Armênia, originally known as Ponte Pequena, is a metro station on São Paulo Metro Line 1-Blue, located in the district of Bom Retiro, in São Paulo.

History

It was opened on 26 September 1975, named as Ponte Pequena, as a reference to the name of the location (the old bridge of Avenida Tiradentes over Tamanduateí River, which contrasted to the now demolished Ponte Grande, over Tietê River). On 12 November 1985, the station was renamed as a tribute for Armenian immigrants in São Paulo, who financially helped in the construction of the station.

It is the seventh station towards Jabaquara. It is located, officially, in Praça Armênia, in the district of Bom Retiro, center region of the capital, but has two access with elevators for people with disabilities by the crossing of Avenida Tiradentes with Avenida do Estado.

It's an elevated station, in a curve, with structure in apparent concrete, prefabricated cover in concrete and two side platforms, which are suspended over Avenida do Estado and Tamanduateí River.

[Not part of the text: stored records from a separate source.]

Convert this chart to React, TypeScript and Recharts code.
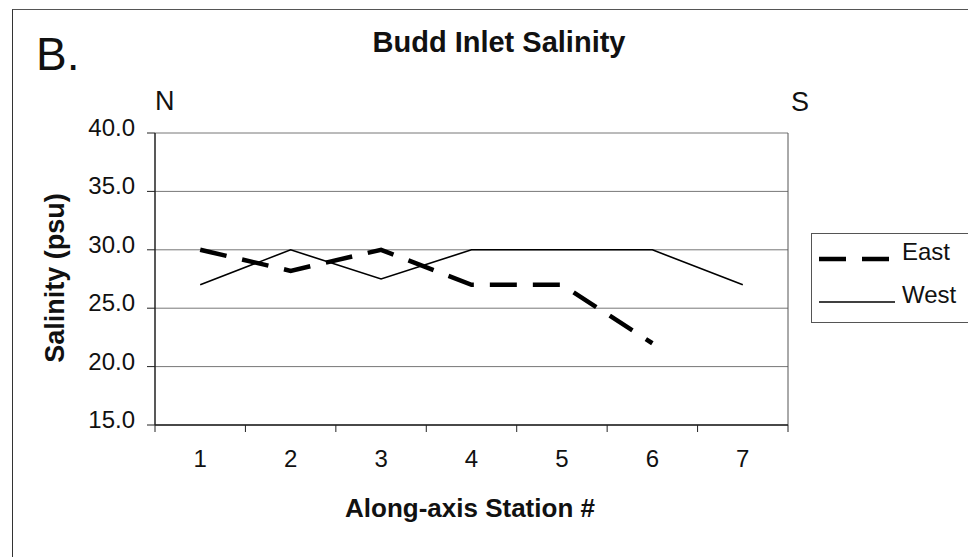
import { CartesianGrid, Legend, Line, LineChart, ReferenceLine, XAxis, YAxis } from 'recharts'

// Budd Inlet salinity along the inlet axis, north (1) to south (7)
const stations = [1, 2, 3, 4, 5, 6, 7]
const eastSalinity = [30, 28.2, 30, 27, 27, 22, null]
const westSalinity = [27, 30, 27.5, 30, 30, 30, 27]
const yTicks = [15, 20, 25, 30, 35, 40]
const seriesNames = { east: 'East', west: 'West' }

const data = stations.map((station, i) => ({
  station,
  east: eastSalinity[i],
  west: westSalinity[i],
}))

// integer ticks get a label, half ticks get the little boundary mark
const xTicks = stations.flatMap((s) => [s - 0.5, s]).concat(stations[stations.length - 1] + 0.5)

const FONT = '"Liberation Sans", Arial, sans-serif'

const lineStyles: Record<string, { width: number; dash?: string }> = {
  east: { width: 4.5, dash: '27 16' },
  west: { width: 1.6 },
}

function StationTick(props: any) {
  const { x, y, payload } = props
  if (Number.isInteger(payload.value)) {
    return (
      <text x={x} y={y + 42} textAnchor="middle" fontSize={24} fontFamily={FONT} fill="#111">
        {payload.value}
      </text>
    )
  }
  return <line x1={x} x2={x} y1={y} y2={y + 7} stroke="#222" strokeWidth={1} />
}

function SalinityTick(props: any) {
  const { x, y, payload } = props
  return (
    <text x={x} y={y + 3} textAnchor="end" fontSize={24} fontFamily={FONT} fill="#111">
      {Number(payload.value).toFixed(1)}
    </text>
  )
}

function LegendBox(props: any) {
  const entries = props.payload ?? []
  return (
    <div style={{ width: 170, height: 90, border: '1px solid #555', background: '#fff', boxSizing: 'border-box' }}>
      <svg width={170} height={90} style={{ display: 'block', marginTop: -1, marginLeft: -1 }}>
        {entries.map((entry: any, i: number) => {
          const style = lineStyles[entry.dataKey] ?? { width: 1.5 }
          return (
            <g key={entry.dataKey}>
              <line
                x1={8}
                x2={style.dash ? 80 : 84}
                y1={26 + i * 43}
                y2={26 + i * 43}
                stroke="#000"
                strokeWidth={style.width}
                strokeDasharray={style.dash}
              />
              <text x={91} y={27 + i * 43} fontSize={24} fontFamily={FONT} fill="#111">
                {entry.value}
              </text>
            </g>
          )
        })}
      </svg>
    </div>
  )
}

export default function App() {
  return (
    <div style={{ position: 'absolute', left: 0, top: 0, width: 968, height: 557, overflow: 'hidden', background: '#fff' }}>
      <div
        style={{
          position: 'absolute',
          left: 12,
          top: 9,
          width: 1000,
          height: 600,
          borderLeft: '1.5px solid #333',
          borderTop: '1.5px solid #555',
        }}
      />
      <LineChart width={968} height={557} data={data} margin={{ top: 133, right: 180, bottom: 72, left: 0 }}>
        <CartesianGrid vertical={false} stroke="#777" strokeWidth={1} />
        <XAxis
          dataKey="station"
          type="number"
          domain={[0.5, 7.5]}
          ticks={xTicks}
          interval={0}
          tick={<StationTick />}
          tickLine={false}
          tickSize={0}
          tickMargin={0}
          height={60}
          axisLine={{ stroke: '#222', strokeWidth: 1.5 }}
        />
        <YAxis
          domain={[15, 40]}
          ticks={yTicks}
          interval={0}
          width={155}
          tick={<SalinityTick />}
          tickSize={8}
          tickMargin={12}
          tickLine={{ stroke: '#222' }}
          axisLine={{ stroke: '#222', strokeWidth: 1.5 }}
        />
        <ReferenceLine x={7.5} stroke="#555" strokeWidth={1} />
        <Legend
          layout="vertical"
          align="center"
          verticalAlign="middle"
          width={170}
          height={90}
          wrapperStyle={{ left: 811, top: 233 }}
          content={<LegendBox />}
        />
        <Line
          dataKey="east"
          name={seriesNames.east}
          stroke="#000"
          strokeWidth={4.5}
          strokeDasharray="27 16"
          dot={false}
          activeDot={false}
          isAnimationActive={false}
        />
        <Line
          dataKey="west"
          name={seriesNames.west}
          stroke="#000"
          strokeWidth={1.6}
          dot={false}
          activeDot={false}
          isAnimationActive={false}
        />
      </LineChart>
      <svg width={968} height={557} style={{ position: 'absolute', left: 0, top: 0, pointerEvents: 'none' }}>
        <text x={36} y={70} fontSize={46} fontFamily={FONT} fill="#111">
          B.
        </text>
        <text x={499} y={52} textAnchor="middle" fontSize={29} fontWeight="bold" fontFamily={FONT} fill="#111">
          Budd Inlet Salinity
        </text>
        <text x={155} y={110} fontSize={27} fontFamily={FONT} fill="#111">
          N
        </text>
        <text x={791} y={111} fontSize={27} fontFamily={FONT} fill="#111">
          S
        </text>
        <text
          x={0}
          y={0}
          transform="translate(64 278) rotate(-90)"
          textAnchor="middle"
          fontSize={27}
          fontWeight="bold"
          fontFamily={FONT}
          fill="#111"
        >
          Salinity (psu)
        </text>
        <text x={470} y={517} textAnchor="middle" fontSize={26} fontWeight="bold" fontFamily={FONT} fill="#111">
          Along-axis Station #
        </text>
      </svg>
    </div>
  )
}
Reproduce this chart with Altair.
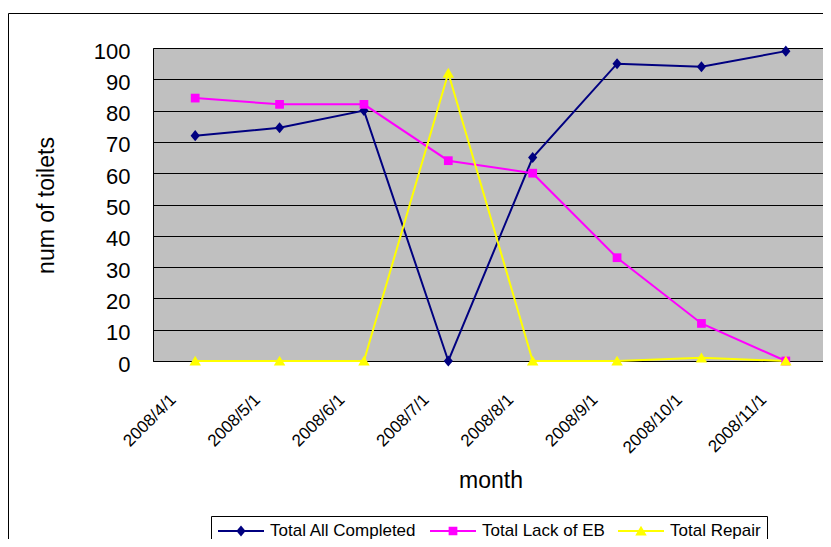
import altair as alt
import pandas as pd

months = ["2008/4/1", "2008/5/1", "2008/6/1", "2008/7/1",
          "2008/8/1", "2008/9/1", "2008/10/1", "2008/11/1"]
series_names = ["Total All Completed", "Total Lack of EB", "Total Repair"]
completed = [72, 74.5, 80, 0, 65, 95, 94, 99]
lack_eb = [84, 82, 82, 64, 60, 33, 12, 0]
repair = [0, 0, 0, 92, 0, 0, 1, 0]
y_ticks = [0, 10, 20, 30, 40, 50, 60, 70, 80, 90, 100]

colors = ["#000080", "#FF00FF", "#FFFF00"]
shape_paths = [
    "M0,-0.24L0.2,0L0,0.24L-0.2,0Z",
    "M-0.19,-0.19H0.19V0.19H-0.19Z",
    "M0,-0.23L0.25,0.2L-0.25,0.2Z",
]

rows = []
for name, vals in zip(series_names, [completed, lack_eb, repair]):
    for m, v in zip(months, vals):
        rows.append({"month": m, "series": name, "series2": name, "value": v})
df = pd.DataFrame(rows)

FONT = "Liberation Sans"
SYM = 2116

x_enc = alt.X("month:N", sort=months,
              scale=alt.Scale(type="point", padding=0.5),
              axis=alt.Axis(title="month", labelAngle=-45, labelAlign="right",
                            labelBaseline="top", labelOffset=-28, labelPadding=30,
                            ticks=False, tickSize=0, labelFontSize=17, labelFont=FONT,
                            labelColor="black", domainColor="black", domainWidth=1,
                            titleFontSize=23, titleFont=FONT, titleFontWeight="normal",
                            titleColor="black", titleY=126,
                            titleBaseline="alphabetic",
                            grid=False, labelOverlap=False))
y_enc = alt.Y("value:Q", scale=alt.Scale(domain=[0, 100], nice=False),
              axis=alt.Axis(title="num of toilets", values=y_ticks, ticks=False, tickSize=0,
                            labelPadding=23, labelOffset=3, labelFontSize=22, labelFont=FONT,
                            labelColor="black", domainColor="black", domainWidth=1,
                            gridColor="black", gridWidth=1, grid=True,
                            titleFontSize=23, titleFont=FONT, titleFontWeight="normal",
                            titleColor="black", titleAngle=-90, titleX=-107, titleY=157,
                            titleAlign="center", titleBaseline="middle"))

common_legend = dict(orient="none", legendX=58, legendY=468, direction="horizontal",
                     title=None, symbolSize=SYM, symbolStrokeWidth=2, labelFontSize=17,
                     labelFont=FONT, labelColor="black", padding=6, clipHeight=18,
                     labelOffset=5, columnPadding=12, labelLimit=300)

lines = alt.Chart(df).mark_line(strokeWidth=2).encode(
    x=x_enc, y=y_enc,
    color=alt.Color("series:N", scale=alt.Scale(range=colors),
                    legend=alt.Legend(strokeColor="black", fillColor="white", **common_legend)),
)

pts_legend = alt.Legend(labelOpacity=0, **common_legend)
points = alt.Chart(df).mark_point(filled=True, size=SYM, opacity=1, strokeWidth=0).encode(
    x=x_enc, y=y_enc,
    fill=alt.Fill("series2:N", scale=alt.Scale(range=colors), legend=pts_legend),
    shape=alt.Shape("series2:N", scale=alt.Scale(range=shape_paths), legend=pts_legend),
)

frame = alt.Chart(pd.DataFrame({"a": [0]})).mark_rect(
    filled=False, stroke="black", strokeWidth=1, fill=None).encode(
    x=alt.value(-144.5), x2=alt.value(700), y=alt.value(-34.5), y2=alt.value(520))

chart = alt.layer(frame, lines, points).properties(
    width=675, height=313,
    padding={"left": 145, "top": 40, "right": -5, "bottom": 178},
    autosize=alt.AutoSizeParams(type="none"),
    background="white",
).configure_view(fill="#C0C0C0", stroke="#808080", strokeWidth=1)

chart.save("out.html", embed_options={"renderer": "svg", "actions": False})
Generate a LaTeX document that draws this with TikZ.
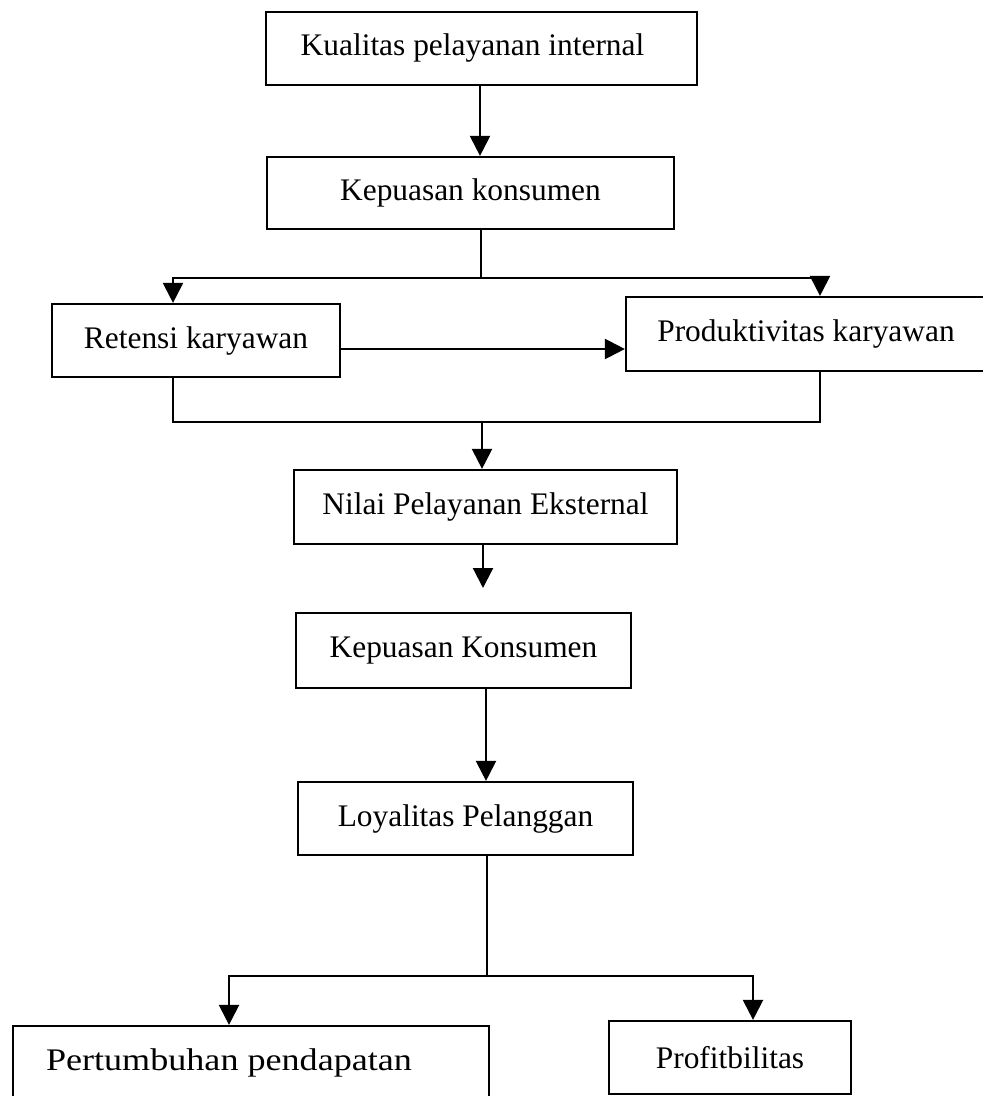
\documentclass[tikz,border=0pt]{standalone}
\usepackage{fontspec}
\setmainfont{Liberation Serif}
\newfontfamily\widefont[FakeStretch=1.15]{Liberation Serif}
\usetikzlibrary{arrows.meta}
\tikzset{
  box/.style={draw, line width=1.1pt, inner sep=0pt, align=center, font=\fontsize{15.7}{18}\selectfont},
  conn/.style={line width=1.1pt},
  arr/.style={line width=1.1pt, -{Triangle[width=10pt,length=10pt]}}
}
\begin{document}
\begin{tikzpicture}[x=0.5pt,y=-0.5pt]
\useasboundingbox (0,0) rectangle (982,1096);
% boxes
\node[box, minimum width=215.5pt, minimum height=36.5pt] (b1) at (481.5,48.5) {Kualitas pelayanan internal\hspace{9pt}};
\node[box, minimum width=203.5pt, minimum height=36pt] (b2) at (470.5,193) {Kepuasan konsumen};
\node[box, minimum width=144pt, minimum height=36.5pt] (b3) at (196,340.5) {Retensi karyawan};
\node[box, minimum width=180pt, minimum height=37pt] (b4) at (806,334) {Produktivitas karyawan};
\node[box, minimum width=191.5pt, minimum height=37pt] (b5) at (485.5,507) {Nilai Pelayanan Eksternal};
\node[box, minimum width=167.5pt, minimum height=37.5pt] (b6) at (463.5,650.5) {Kepuasan Konsumen};
\node[box, minimum width=167.5pt, minimum height=36.5pt] (b7) at (465.5,818.5) {Loyalitas Pelanggan};
\node[box, minimum width=238pt, minimum height=37pt] (b8) at (251,1063) {{\widefont Pertumbuhan pendapatan}\hspace{22pt}};
\node[box, minimum width=121pt, minimum height=36.5pt] (b9) at (730,1057.5) {Profitbilitas};
% junction coordinates
\coordinate (s1) at (480,0);
\coordinate (j1) at (481,278);
\coordinate (l1) at (173,278);
\coordinate (r1) at (820,278);
\coordinate (m1) at (0,349);
\coordinate (l2) at (173,422);
\coordinate (r2) at (820,422);
\coordinate (j2) at (482,422);
\coordinate (e1) at (483,588);
\coordinate (s6) at (486,0);
\coordinate (j3) at (487,976);
\coordinate (l3) at (229,976);
\coordinate (r3) at (753,976);
% connectors
\draw[arr] (b1.south -| s1) -- (b2.north -| s1);
\draw[conn] (b2.south -| j1) -- (j1);
\draw[arr] (j1) -- (l1) -- (b3.north -| l1);
\draw[arr] (j1) -- (r1) -- (b4.north -| r1);
\draw[arr] (b3.east |- m1) -- (b4.west |- m1);
\draw[conn] (b3.south -| l2) -- (l2) -- (r2) -- (b4.south -| r2);
\draw[arr] (j2) -- (b5.north -| j2);
\draw[arr] (b5.south -| e1) -- (e1);
\draw[arr] (b6.south -| s6) -- (b7.north -| s6);
\draw[conn] (b7.south -| j3) -- (j3);
\draw[arr] (j3) -- (l3) -- (b8.north -| l3);
\draw[arr] (j3) -- (r3) -- (b9.north -| r3);
\end{tikzpicture}
\end{document}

Along the station, an urban bus terminal was implanted, named North Armênia Metropolitan Terminal, operated by EMTU. The lines attend the municipalities of Guarulhos, Mogi das Cruzes, Barueri and Osasco. In the platforms, there is access for people with disabilities. The south terminal attends the municipalities of Guarulhos (Central Region and Suburban), Arujá, Santa Isabel and Itaquaquecetuba.